- Leader: Xohán Xesús González [Wikidata]
- Founded: 1932
- Dissolved: 1933
- Newspaper: Amañecer
- Ideology: Galician nationalism Marxism Left-wing nationalism Republicanism Galician independence
- Colors: Red , white and blue

Party flag

= Galician Socialist Union =

The Galician Socialist Union (USG, Unión Socialista Galega in Galician language) was a Galician nationalist and Marxist party founded in August 1932 by Xohán Xesús González a prominent militant of the UGT and a member of the Seminary of Socialist Studies.

==History==
At first it had only implementation in the region of Santiago.

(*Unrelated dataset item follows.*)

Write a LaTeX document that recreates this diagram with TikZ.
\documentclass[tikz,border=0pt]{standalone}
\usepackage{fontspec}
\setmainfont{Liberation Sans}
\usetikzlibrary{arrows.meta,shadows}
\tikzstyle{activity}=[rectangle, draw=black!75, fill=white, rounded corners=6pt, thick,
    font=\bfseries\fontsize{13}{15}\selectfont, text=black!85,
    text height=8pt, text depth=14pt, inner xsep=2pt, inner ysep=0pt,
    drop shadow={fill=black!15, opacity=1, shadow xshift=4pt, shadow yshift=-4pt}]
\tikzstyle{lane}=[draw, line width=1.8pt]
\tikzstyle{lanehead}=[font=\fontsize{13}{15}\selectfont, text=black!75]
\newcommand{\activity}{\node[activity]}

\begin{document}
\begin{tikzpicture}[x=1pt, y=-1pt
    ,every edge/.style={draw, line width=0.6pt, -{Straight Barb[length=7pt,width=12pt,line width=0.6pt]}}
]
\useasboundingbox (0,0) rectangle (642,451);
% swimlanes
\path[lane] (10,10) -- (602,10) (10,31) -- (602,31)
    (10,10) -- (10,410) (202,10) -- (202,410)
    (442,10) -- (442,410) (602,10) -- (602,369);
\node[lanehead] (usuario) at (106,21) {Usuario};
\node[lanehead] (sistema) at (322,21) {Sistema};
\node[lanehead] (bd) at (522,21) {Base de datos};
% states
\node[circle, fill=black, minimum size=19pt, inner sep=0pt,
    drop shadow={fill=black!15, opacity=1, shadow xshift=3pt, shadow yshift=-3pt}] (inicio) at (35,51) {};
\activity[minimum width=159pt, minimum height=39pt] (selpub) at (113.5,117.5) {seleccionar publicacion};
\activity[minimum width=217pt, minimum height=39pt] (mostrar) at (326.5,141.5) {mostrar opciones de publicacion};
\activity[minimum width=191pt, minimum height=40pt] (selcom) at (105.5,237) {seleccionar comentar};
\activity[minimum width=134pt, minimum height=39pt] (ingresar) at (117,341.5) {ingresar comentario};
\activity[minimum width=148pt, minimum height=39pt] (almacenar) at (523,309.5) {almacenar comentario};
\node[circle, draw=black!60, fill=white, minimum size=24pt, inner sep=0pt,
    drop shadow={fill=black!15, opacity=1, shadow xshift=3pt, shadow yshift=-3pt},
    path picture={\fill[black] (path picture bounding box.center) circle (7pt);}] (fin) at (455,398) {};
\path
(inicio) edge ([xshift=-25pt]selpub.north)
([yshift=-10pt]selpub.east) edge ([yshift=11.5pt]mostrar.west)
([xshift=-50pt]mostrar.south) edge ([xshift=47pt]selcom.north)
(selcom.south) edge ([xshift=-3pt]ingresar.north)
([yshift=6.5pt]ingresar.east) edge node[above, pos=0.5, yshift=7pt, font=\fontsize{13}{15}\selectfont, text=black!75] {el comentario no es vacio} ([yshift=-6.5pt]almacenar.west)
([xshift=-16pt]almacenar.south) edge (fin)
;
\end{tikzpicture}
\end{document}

It had Amañecer as its official magazine (published biweekly). In the elections of November 1933 presented candidates in all provinces as independent (Xohán Xesús González for A Coruña, Siervo González Rivas for Lugo, Jesús Núñez Rodríguez by Ourense and Francisco Guimarey for Pontevedra) and shared rallies with the Partido Galeguista candidates. Dissolved after the electoral failure and the triumph of the right, the USG merged with the Republican Left. In 1936 several of the party members were killed by the Francoist forces, including almost all their leadership. The USG was the historical and ideological antecedent of the Marxist and Galician nationalist parties that appeared in Galiza in the 60s. A lot of the USG members were supporters of the independence of Galiza, including their leader Xohán Xesús González.